また、病診連携の窓口となる地域医療連携室を2003年4月に開設し、地域の開業医の方々とさらに緊密な連携を取りやすく、当院で検査や入院治療をスムーズに受けられるようにしました。

医学生実習CT室(新潟県立十日町病院よりご提供)

新潟県立十日町病院は新潟県内の基幹型臨床研修病院として、研修医の受け入れや指導などに取り組んでいます。

診療科同士の垣根が低く、複数の病気を抱えている患者さんを診療する機会が多い当院では、さまざまな症例の診療を経験することができます。また他診療科の患者さんをコンサルテーションすることも可能です。

研修医外来場面(新潟県立十日町病院よりご提供)

年を重ねるにつれ複数の病気をかかえやすくなるため、特定専門領域に偏らない全人的医療が必要になります。全国的な高齢化進行の影響もあり、この傾向は今後ますます強くなることが予想されます。

当院は、救命救急医療から地域医療、へき地巡回診療まで「なんでもみる」病院です。手がける医療の幅が非常に広いため、総合診療に必要なスキルのみでなく、臨床研修をつうじてさまざまな「気づき」を得られるのではないかと考えています。

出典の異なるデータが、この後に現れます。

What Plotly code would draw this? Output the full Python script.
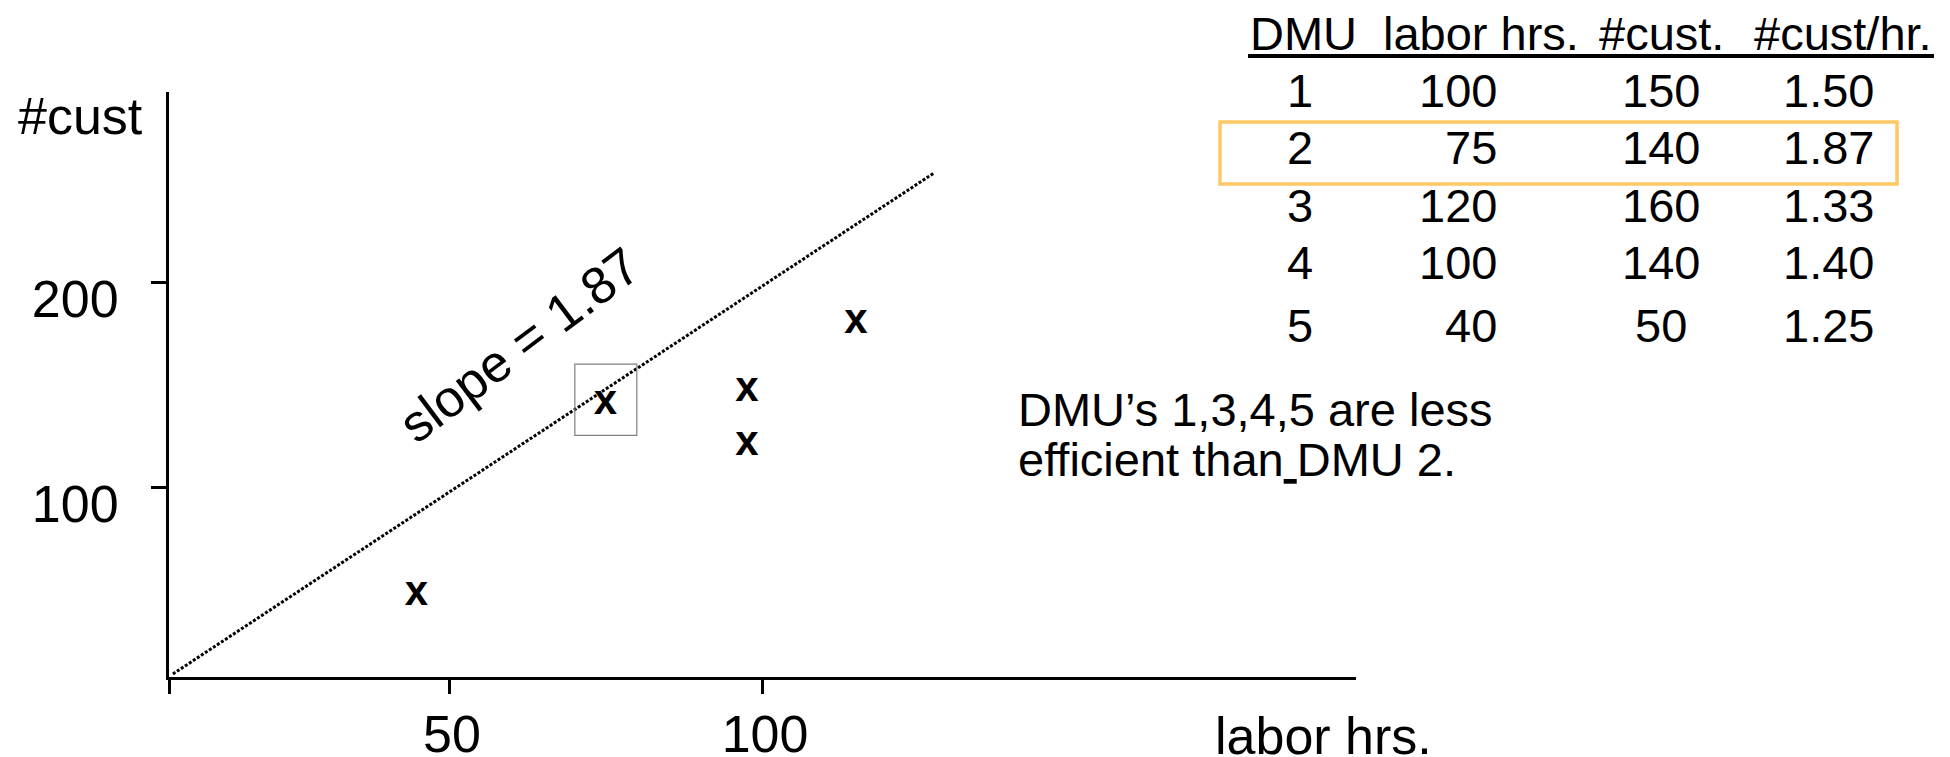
import plotly.graph_objects as go

# ---------------- data ----------------
dmu = ["1", "2", "3", "4", "5"]
labor_hrs = [100, 75, 120, 100, 40]
customers = [150, 140, 160, 140, 50]
cust_per_hr = ["1.50", "1.87", "1.33", "1.40", "1.25"]
header = ["DMU", "labor hrs.", "#cust.", "#cust/hr."]

# points as they are drawn in the sketch, DMU 1..5
plot_x = [97.6, 75.0, 115.0, 97.6, 44.8]
plot_y = [147.0, 140.8, 180.1, 120.5, 47.8]

# dotted line (slope label 1.87) end points as drawn
line_x = [5.9, 127.5]
line_y = [8.8, 253.2]

# box around DMU 2
box_x = [70.1, 80.0]
box_y = [125.2, 159.9]

x_ticks = [50, 100]
y_ticks = [100, 200]
slope_label = "slope = 1.87"
note_lines = ["DMU\u2019s 1,3,4,5 are less", "efficient than<u>\u00a0</u>DMU 2."]

# ---------------- layout geometry ----------------
W, H = 1950, 757
OFF = 8  # page body margin of the html page
L, R, T, B = 169 - OFF, 1356 - OFF, 92 - OFF, 677 - OFF
FONT = "Liberation Sans, Arial, Helvetica, sans-serif"


def xdata(px):
    return 50 + (px - (449 - OFF)) * 50 / (762 - 449)


def ydata(py):
    return 100 + ((487 - OFF) - py) * 100 / (487 - 282)


x_range = [xdata(L), xdata(R)]
y_range = [ydata(B), ydata(T)]


def pxp(px):
    return (px - OFF - L) / (R - L)


def pyp(py):
    return (B - (py - OFF)) / (B - T)


fig = go.Figure()
fig.add_trace(go.Scatter(
    x=line_x, y=line_y, mode="lines",
    line=dict(color="black", width=3, dash="3px,1.8px"),
    hoverinfo="skip", showlegend=False))
fig.add_trace(go.Scatter(
    x=plot_x, y=plot_y, mode="text",
    text=["<b>x</b>"] * len(plot_x), textposition="middle center",
    textfont=dict(family=FONT, size=42, color="black"),
    showlegend=False))

shapes = [
    dict(type="rect", xref="x", yref="y", x0=box_x[0], x1=box_x[1],
         y0=box_y[0], y1=box_y[1], line=dict(color="#808080", width=1.2)),
    # table header underline
    dict(type="line", xref="paper", yref="paper", x0=pxp(1248), x1=pxp(1934),
         y0=pyp(56), y1=pyp(56), line=dict(color="black", width=4)),
    # highlight box around row 2
    dict(type="rect", xref="paper", yref="paper", x0=pxp(1220), x1=pxp(1897),
         y0=pyp(184), y1=pyp(122), line=dict(color="#FEC865", width=3.5)),
]

ann = []
TF = 47
# header
for txt, xl in zip(header, [1248, 1381, 1597, 1752]):
    ann.append(dict(text=txt, xref="paper", yref="paper", x=pxp(xl), y=pyp(33.5),
                    xanchor="left", yanchor="middle", showarrow=False,
                    font=dict(family=FONT, size=TF, color="black")))
row_y = [90, 147, 205, 263, 325]
for i in range(len(dmu)):
    yy = pyp(row_y[i])
    cells = [(dmu[i], 1300, "center"), (str(labor_hrs[i]), 1499, "right"),
             (str(customers[i]), 1661, "center"), (cust_per_hr[i], 1828, "center")]
    for txt, xp, anc in cells:
        ann.append(dict(text=txt, xref="paper", yref="paper", x=pxp(xp), y=yy,
                        xanchor=anc, yanchor="middle", showarrow=False,
                        font=dict(family=FONT, size=TF, color="black")))
# note
for txt, yp in zip(note_lines, [409, 459]):
    ann.append(dict(text=txt, xref="paper", yref="paper", x=pxp(1016), y=pyp(yp),
                    xanchor="left", yanchor="middle", showarrow=False,
                    font=dict(family=FONT, size=TF, color="black")))
# axis titles
ann.append(dict(text="#cust", xref="paper", yref="paper", x=pxp(16), y=pyp(116),
                xanchor="left", yanchor="middle", showarrow=False,
                font=dict(family=FONT, size=52, color="black")))
ann.append(dict(text="labor hrs.", xref="paper", yref="paper", x=pxp(1213), y=pyp(736),
                xanchor="left", yanchor="middle", showarrow=False,
                font=dict(family=FONT, size=52, color="black")))
# slope label
ann.append(dict(text=slope_label, xref="x", yref="y", x=61.2, y=169.3,
                xanchor="center", yanchor="middle", textangle=-37, showarrow=False,
                font=dict(family=FONT, size=52, color="black")))

fig.update_layout(
    width=W, height=H,
    margin=dict(l=L, r=W - R, t=T, b=H - B, pad=0, autoexpand=False),
    paper_bgcolor="white", plot_bgcolor="white",
    showlegend=False,
    shapes=shapes, annotations=ann,
    xaxis=dict(range=x_range, showgrid=False, zeroline=False, automargin=False,
               showline=True, linecolor="black", linewidth=3,
               ticks="outside", ticklen=14, tickwidth=3, tickcolor="black",
               tickvals=[x_range[0]] + x_ticks, ticktext=[""] + [str(v) for v in x_ticks],
               tickfont=dict(family=FONT, size=52, color="black"),
               ticklabelstandoff=-4, ticklabelshift=3, fixedrange=True),
    yaxis=dict(range=y_range, showgrid=False, zeroline=False, automargin=False,
               showline=True, linecolor="black", linewidth=3,
               ticks="outside", ticklen=15, tickwidth=3, tickcolor="black",
               tickvals=y_ticks, ticktext=[str(v) for v in y_ticks],
               tickfont=dict(family=FONT, size=52, color="black"),
               ticklabelstandoff=22, ticklabelshift=17, fixedrange=True),
)

fig.write_html("out.html")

多くの医学部生や研修医のみなさんの応募をお待ちしています。

厚生労働省がまとめた「平成27年国民健康・栄養調査結果の概要」によると、新潟県民の肥満者の割合は全国平均より低く、1日あたりの野菜摂取量は全国平均を上回っています。そして、健康寿命も全国平均以上に延伸していることから、病気に生活を制限されることなく寿命を全うできる方は今後も増加すると考えています。

しかしその一方で、新潟県では医師不足が問題となっています。特に当院のある魚沼地域は深刻で、日本でも有数の豪雪地帯であることが加わり、救命救急医療や出産など一刻を争う医療への多大な影響が懸念されています。

問題解消のため新潟県ではさまざまな施策を実施していますが、地域のみなさん一人ひとりの健康意識向上も重要ではないかと考え、「健康ファイル」を考案しました。

健康ファイルとは、患者さんの健診や検査の結果、診断の明細、薬剤の処方などをまとめるA4サイズのファイルのことです。

いつ検査を受けたか、どのような結果だったということは、意外と忘れがちです。検査を受けたかどうかでさえ、曖昧になってしまう方も少なくありません。しかし、診療を受けるうえでこれらの診療情報は非常に重要です。そこで、診療に関わる情報を配布して患者さんご自身にも管理してもらうことで、健康や医療に対してもっと主体的に考えていただくために自ら考案してはじめました。

健康ファイルは前任地ではじめた取り組みで、開始して10年経つころには私が担当する患者さんの9割近くが受診時に持参してくださるようになりました。健康ファイル導入によって患者さんの健康意識の変化を感じられただけでなく、診療する医師も患者さんのことをより複合的に診療可能になったなど、相乗効果も生まれました。

これらの支援ツールで重要なことは、健康ファイル自体が面倒とならないよう、「病院からもらった紙をファイルにいれるだけ」という、できる限りシンプルであることです。健康ファイルを持ち歩くことが難しい方には、「幸せの黄色いつづり紐」もご用意しています。ご興味がある方は、ぜひご相談いただければと思います。